**Dataset excerpt:**

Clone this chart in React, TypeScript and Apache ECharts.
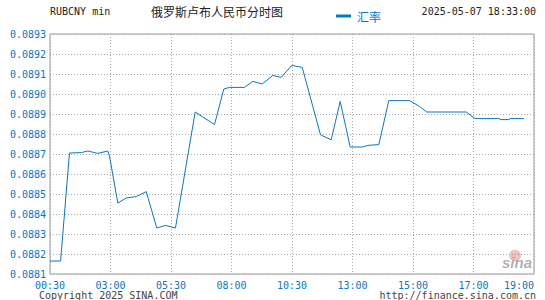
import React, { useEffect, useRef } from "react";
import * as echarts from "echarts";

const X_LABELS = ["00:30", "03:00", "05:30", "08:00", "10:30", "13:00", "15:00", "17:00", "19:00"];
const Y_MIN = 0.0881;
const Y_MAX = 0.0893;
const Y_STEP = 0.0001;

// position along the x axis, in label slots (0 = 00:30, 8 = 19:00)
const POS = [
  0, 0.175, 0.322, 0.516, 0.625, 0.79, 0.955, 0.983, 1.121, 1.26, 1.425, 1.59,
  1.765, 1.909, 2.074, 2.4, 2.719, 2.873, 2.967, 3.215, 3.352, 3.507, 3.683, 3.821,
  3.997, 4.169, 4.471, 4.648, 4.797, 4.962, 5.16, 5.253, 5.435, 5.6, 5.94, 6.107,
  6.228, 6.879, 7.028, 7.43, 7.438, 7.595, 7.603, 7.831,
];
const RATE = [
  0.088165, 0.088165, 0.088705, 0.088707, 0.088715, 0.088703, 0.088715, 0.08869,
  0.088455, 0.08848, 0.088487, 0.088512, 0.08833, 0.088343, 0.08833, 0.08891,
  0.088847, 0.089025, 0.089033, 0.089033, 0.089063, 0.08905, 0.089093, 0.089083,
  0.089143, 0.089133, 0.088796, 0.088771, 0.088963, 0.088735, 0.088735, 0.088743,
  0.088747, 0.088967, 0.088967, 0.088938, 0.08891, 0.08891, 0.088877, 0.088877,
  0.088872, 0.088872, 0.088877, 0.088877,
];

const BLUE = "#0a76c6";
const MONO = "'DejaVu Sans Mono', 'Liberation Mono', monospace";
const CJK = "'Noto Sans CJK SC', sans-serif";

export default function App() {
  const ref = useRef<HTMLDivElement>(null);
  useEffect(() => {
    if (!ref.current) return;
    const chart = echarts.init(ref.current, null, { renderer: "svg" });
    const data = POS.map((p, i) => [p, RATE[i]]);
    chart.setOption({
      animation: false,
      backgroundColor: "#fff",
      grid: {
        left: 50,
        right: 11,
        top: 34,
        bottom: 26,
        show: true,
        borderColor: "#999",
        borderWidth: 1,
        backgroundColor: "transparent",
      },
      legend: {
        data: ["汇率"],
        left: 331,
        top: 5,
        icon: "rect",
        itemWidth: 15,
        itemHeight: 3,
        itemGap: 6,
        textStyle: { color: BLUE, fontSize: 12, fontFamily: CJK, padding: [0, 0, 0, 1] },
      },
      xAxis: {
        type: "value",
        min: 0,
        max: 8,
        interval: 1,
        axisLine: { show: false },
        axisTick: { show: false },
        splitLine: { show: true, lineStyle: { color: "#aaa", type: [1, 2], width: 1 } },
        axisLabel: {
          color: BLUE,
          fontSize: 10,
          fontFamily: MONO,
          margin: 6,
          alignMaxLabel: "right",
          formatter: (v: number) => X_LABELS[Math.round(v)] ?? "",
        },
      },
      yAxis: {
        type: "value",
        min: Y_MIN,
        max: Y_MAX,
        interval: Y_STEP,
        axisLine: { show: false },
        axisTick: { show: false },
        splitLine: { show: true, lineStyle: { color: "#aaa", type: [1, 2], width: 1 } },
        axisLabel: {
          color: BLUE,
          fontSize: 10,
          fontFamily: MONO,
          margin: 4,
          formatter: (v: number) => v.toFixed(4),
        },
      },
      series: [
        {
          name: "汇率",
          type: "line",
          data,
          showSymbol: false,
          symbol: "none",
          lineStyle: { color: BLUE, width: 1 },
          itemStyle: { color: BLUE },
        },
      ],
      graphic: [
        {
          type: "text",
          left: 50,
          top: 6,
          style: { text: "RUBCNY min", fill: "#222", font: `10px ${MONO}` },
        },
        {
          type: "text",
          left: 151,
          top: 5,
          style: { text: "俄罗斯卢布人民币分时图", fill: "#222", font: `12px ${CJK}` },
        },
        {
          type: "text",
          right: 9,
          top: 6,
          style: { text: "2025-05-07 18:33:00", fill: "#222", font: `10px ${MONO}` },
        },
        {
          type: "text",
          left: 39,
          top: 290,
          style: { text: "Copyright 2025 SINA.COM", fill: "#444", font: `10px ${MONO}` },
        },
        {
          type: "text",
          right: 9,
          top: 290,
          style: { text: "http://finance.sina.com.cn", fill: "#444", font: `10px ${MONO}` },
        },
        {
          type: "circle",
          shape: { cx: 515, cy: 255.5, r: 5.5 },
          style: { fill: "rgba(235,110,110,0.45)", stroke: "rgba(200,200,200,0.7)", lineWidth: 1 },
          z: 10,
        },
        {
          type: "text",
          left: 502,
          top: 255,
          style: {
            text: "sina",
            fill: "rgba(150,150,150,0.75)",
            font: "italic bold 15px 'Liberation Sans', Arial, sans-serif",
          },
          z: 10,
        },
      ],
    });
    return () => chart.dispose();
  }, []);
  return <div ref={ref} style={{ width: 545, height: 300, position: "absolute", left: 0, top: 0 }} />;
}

**Given task:** Report the number of lines in the listing above that include the word "React", and nothing else.

**Result for this task:** 2